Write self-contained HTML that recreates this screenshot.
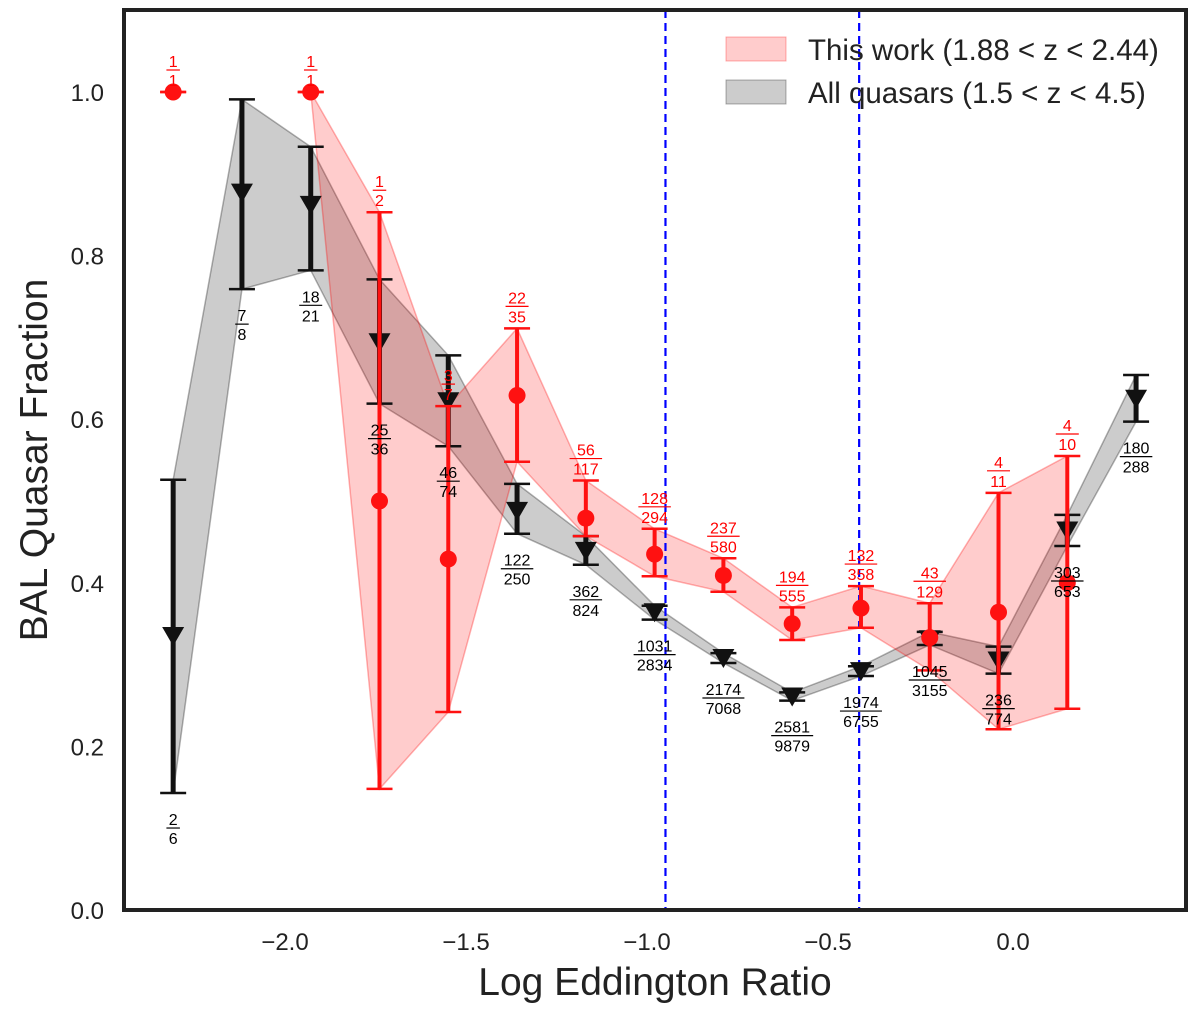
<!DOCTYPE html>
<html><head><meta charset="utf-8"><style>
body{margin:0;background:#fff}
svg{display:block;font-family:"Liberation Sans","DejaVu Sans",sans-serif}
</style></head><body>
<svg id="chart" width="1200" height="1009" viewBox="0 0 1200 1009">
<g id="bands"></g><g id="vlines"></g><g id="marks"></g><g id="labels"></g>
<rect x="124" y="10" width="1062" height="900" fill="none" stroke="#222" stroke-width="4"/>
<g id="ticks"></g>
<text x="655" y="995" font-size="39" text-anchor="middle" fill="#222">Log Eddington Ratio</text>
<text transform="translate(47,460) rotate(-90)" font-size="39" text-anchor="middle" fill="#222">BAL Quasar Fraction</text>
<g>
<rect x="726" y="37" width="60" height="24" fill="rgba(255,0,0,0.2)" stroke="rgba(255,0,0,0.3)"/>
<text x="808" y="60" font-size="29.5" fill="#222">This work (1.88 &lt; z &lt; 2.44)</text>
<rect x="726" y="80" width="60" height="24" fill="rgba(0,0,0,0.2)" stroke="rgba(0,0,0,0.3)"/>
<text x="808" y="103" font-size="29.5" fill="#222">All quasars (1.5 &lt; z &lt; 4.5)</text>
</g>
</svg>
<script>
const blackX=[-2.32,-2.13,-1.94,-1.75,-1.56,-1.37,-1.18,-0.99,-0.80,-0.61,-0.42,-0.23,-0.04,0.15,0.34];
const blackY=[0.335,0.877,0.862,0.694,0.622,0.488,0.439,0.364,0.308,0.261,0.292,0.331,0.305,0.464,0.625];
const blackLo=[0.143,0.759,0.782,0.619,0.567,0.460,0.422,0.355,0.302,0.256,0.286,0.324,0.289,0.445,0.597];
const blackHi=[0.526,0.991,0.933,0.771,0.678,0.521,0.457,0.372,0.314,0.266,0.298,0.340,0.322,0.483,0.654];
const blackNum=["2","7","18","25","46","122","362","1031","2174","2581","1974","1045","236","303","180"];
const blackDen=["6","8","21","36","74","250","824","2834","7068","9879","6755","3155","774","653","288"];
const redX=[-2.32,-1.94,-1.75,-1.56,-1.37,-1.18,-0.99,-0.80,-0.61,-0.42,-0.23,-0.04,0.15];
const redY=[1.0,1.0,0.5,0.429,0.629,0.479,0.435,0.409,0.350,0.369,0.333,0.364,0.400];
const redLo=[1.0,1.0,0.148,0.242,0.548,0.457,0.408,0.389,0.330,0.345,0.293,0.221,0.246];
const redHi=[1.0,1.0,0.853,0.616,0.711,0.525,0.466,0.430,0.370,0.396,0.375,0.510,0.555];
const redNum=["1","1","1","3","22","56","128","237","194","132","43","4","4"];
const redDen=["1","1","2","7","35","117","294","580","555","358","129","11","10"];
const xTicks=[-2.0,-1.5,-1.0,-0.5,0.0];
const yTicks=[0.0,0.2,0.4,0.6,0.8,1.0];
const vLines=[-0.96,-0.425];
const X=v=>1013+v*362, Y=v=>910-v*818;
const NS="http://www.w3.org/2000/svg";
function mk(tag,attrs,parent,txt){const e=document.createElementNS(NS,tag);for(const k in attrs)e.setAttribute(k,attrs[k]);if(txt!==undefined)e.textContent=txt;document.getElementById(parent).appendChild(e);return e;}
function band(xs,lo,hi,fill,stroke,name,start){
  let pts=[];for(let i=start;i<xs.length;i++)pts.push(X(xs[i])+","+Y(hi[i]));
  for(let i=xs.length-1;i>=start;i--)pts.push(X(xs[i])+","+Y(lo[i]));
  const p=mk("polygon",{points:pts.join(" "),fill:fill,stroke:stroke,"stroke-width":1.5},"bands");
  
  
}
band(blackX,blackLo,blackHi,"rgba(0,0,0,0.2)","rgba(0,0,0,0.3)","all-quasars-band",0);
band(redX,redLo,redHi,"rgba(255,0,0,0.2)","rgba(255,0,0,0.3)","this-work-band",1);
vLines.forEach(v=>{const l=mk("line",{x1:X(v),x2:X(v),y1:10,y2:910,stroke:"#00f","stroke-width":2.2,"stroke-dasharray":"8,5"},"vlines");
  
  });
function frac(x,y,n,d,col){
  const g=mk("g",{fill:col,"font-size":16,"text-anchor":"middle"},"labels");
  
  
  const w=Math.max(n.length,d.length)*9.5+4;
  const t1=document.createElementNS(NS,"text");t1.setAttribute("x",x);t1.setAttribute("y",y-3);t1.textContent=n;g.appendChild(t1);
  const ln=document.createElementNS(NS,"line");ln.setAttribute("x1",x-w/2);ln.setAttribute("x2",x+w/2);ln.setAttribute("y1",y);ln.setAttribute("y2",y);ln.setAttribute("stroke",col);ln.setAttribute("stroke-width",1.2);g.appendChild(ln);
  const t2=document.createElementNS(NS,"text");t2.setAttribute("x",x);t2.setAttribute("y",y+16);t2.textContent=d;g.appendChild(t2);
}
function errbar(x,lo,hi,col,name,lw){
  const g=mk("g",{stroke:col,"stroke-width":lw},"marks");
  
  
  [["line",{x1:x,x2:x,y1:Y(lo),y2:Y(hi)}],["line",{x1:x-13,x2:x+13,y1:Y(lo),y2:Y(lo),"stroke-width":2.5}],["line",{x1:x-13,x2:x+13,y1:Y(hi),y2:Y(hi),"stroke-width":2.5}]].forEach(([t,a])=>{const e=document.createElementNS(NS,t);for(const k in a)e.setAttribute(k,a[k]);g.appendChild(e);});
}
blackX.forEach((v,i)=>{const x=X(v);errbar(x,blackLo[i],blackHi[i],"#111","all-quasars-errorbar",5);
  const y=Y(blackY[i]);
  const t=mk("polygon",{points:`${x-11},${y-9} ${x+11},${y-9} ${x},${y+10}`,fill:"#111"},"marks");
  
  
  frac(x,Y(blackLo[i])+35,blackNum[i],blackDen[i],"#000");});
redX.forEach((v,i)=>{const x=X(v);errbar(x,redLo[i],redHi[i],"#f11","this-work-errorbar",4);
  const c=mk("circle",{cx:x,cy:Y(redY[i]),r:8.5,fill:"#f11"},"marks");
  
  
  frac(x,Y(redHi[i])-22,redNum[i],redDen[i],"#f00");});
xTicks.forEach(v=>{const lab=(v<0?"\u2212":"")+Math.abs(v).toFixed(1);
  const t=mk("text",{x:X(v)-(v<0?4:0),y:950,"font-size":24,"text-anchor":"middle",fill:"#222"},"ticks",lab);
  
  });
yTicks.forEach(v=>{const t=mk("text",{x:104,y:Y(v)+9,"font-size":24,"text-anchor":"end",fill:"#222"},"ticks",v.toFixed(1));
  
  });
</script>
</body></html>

» What the task asks
Make an exact copy of the listing above. Do not include the pictures.

» Complete answer
Write self-contained HTML that recreates this screenshot.
<!DOCTYPE html>
<html><head><meta charset="utf-8"><style>
body{margin:0;background:#fff}
svg{display:block;font-family:"Liberation Sans","DejaVu Sans",sans-serif}
</style></head><body>
<svg id="chart" width="1200" height="1009" viewBox="0 0 1200 1009">
<g id="bands"></g><g id="vlines"></g><g id="marks"></g><g id="labels"></g>
<rect x="124" y="10" width="1062" height="900" fill="none" stroke="#222" stroke-width="4"/>
<g id="ticks"></g>
<text x="655" y="995" font-size="39" text-anchor="middle" fill="#222">Log Eddington Ratio</text>
<text transform="translate(47,460) rotate(-90)" font-size="39" text-anchor="middle" fill="#222">BAL Quasar Fraction</text>
<g>
<rect x="726" y="37" width="60" height="24" fill="rgba(255,0,0,0.2)" stroke="rgba(255,0,0,0.3)"/>
<text x="808" y="60" font-size="29.5" fill="#222">This work (1.88 &lt; z &lt; 2.44)</text>
<rect x="726" y="80" width="60" height="24" fill="rgba(0,0,0,0.2)" stroke="rgba(0,0,0,0.3)"/>
<text x="808" y="103" font-size="29.5" fill="#222">All quasars (1.5 &lt; z &lt; 4.5)</text>
</g>
</svg>
<script>
const blackX=[-2.32,-2.13,-1.94,-1.75,-1.56,-1.37,-1.18,-0.99,-0.80,-0.61,-0.42,-0.23,-0.04,0.15,0.34];
const blackY=[0.335,0.877,0.862,0.694,0.622,0.488,0.439,0.364,0.308,0.261,0.292,0.331,0.305,0.464,0.625];
const blackLo=[0.143,0.759,0.782,0.619,0.567,0.460,0.422,0.355,0.302,0.256,0.286,0.324,0.289,0.445,0.597];
const blackHi=[0.526,0.991,0.933,0.771,0.678,0.521,0.457,0.372,0.314,0.266,0.298,0.340,0.322,0.483,0.654];
const blackNum=["2","7","18","25","46","122","362","1031","2174","2581","1974","1045","236","303","180"];
const blackDen=["6","8","21","36","74","250","824","2834","7068","9879","6755","3155","774","653","288"];
const redX=[-2.32,-1.94,-1.75,-1.56,-1.37,-1.18,-0.99,-0.80,-0.61,-0.42,-0.23,-0.04,0.15];
const redY=[1.0,1.0,0.5,0.429,0.629,0.479,0.435,0.409,0.350,0.369,0.333,0.364,0.400];
const redLo=[1.0,1.0,0.148,0.242,0.548,0.457,0.408,0.389,0.330,0.345,0.293,0.221,0.246];
const redHi=[1.0,1.0,0.853,0.616,0.711,0.525,0.466,0.430,0.370,0.396,0.375,0.510,0.555];
const redNum=["1","1","1","3","22","56","128","237","194","132","43","4","4"];
const redDen=["1","1","2","7","35","117","294","580","555","358","129","11","10"];
const xTicks=[-2.0,-1.5,-1.0,-0.5,0.0];
const yTicks=[0.0,0.2,0.4,0.6,0.8,1.0];
const vLines=[-0.96,-0.425];
const X=v=>1013+v*362, Y=v=>910-v*818;
const NS="http://www.w3.org/2000/svg";
function mk(tag,attrs,parent,txt){const e=document.createElementNS(NS,tag);for(const k in attrs)e.setAttribute(k,attrs[k]);if(txt!==undefined)e.textContent=txt;document.getElementById(parent).appendChild(e);return e;}
function band(xs,lo,hi,fill,stroke,name,start){
  let pts=[];for(let i=start;i<xs.length;i++)pts.push(X(xs[i])+","+Y(hi[i]));
  for(let i=xs.length-1;i>=start;i--)pts.push(X(xs[i])+","+Y(lo[i]));
  const p=mk("polygon",{points:pts.join(" "),fill:fill,stroke:stroke,"stroke-width":1.5},"bands");
  
  
}
band(blackX,blackLo,blackHi,"rgba(0,0,0,0.2)","rgba(0,0,0,0.3)","all-quasars-band",0);
band(redX,redLo,redHi,"rgba(255,0,0,0.2)","rgba(255,0,0,0.3)","this-work-band",1);
vLines.forEach(v=>{const l=mk("line",{x1:X(v),x2:X(v),y1:10,y2:910,stroke:"#00f","stroke-width":2.2,"stroke-dasharray":"8,5"},"vlines");
  
  });
function frac(x,y,n,d,col){
  const g=mk("g",{fill:col,"font-size":16,"text-anchor":"middle"},"labels");
  
  
  const w=Math.max(n.length,d.length)*9.5+4;
  const t1=document.createElementNS(NS,"text");t1.setAttribute("x",x);t1.setAttribute("y",y-3);t1.textContent=n;g.appendChild(t1);
  const ln=document.createElementNS(NS,"line");ln.setAttribute("x1",x-w/2);ln.setAttribute("x2",x+w/2);ln.setAttribute("y1",y);ln.setAttribute("y2",y);ln.setAttribute("stroke",col);ln.setAttribute("stroke-width",1.2);g.appendChild(ln);
  const t2=document.createElementNS(NS,"text");t2.setAttribute("x",x);t2.setAttribute("y",y+16);t2.textContent=d;g.appendChild(t2);
}
function errbar(x,lo,hi,col,name,lw){
  const g=mk("g",{stroke:col,"stroke-width":lw},"marks");
  
  
  [["line",{x1:x,x2:x,y1:Y(lo),y2:Y(hi)}],["line",{x1:x-13,x2:x+13,y1:Y(lo),y2:Y(lo),"stroke-width":2.5}],["line",{x1:x-13,x2:x+13,y1:Y(hi),y2:Y(hi),"stroke-width":2.5}]].forEach(([t,a])=>{const e=document.createElementNS(NS,t);for(const k in a)e.setAttribute(k,a[k]);g.appendChild(e);});
}
blackX.forEach((v,i)=>{const x=X(v);errbar(x,blackLo[i],blackHi[i],"#111","all-quasars-errorbar",5);
  const y=Y(blackY[i]);
  const t=mk("polygon",{points:`${x-11},${y-9} ${x+11},${y-9} ${x},${y+10}`,fill:"#111"},"marks");
  
  
  frac(x,Y(blackLo[i])+35,blackNum[i],blackDen[i],"#000");});
redX.forEach((v,i)=>{const x=X(v);errbar(x,redLo[i],redHi[i],"#f11","this-work-errorbar",4);
  const c=mk("circle",{cx:x,cy:Y(redY[i]),r:8.5,fill:"#f11"},"marks");
  
  
  frac(x,Y(redHi[i])-22,redNum[i],redDen[i],"#f00");});
xTicks.forEach(v=>{const lab=(v<0?"\u2212":"")+Math.abs(v).toFixed(1);
  const t=mk("text",{x:X(v)-(v<0?4:0),y:950,"font-size":24,"text-anchor":"middle",fill:"#222"},"ticks",lab);
  
  });
yTicks.forEach(v=>{const t=mk("text",{x:104,y:Y(v)+9,"font-size":24,"text-anchor":"end",fill:"#222"},"ticks",v.toFixed(1));
  
  });
</script>
</body></html>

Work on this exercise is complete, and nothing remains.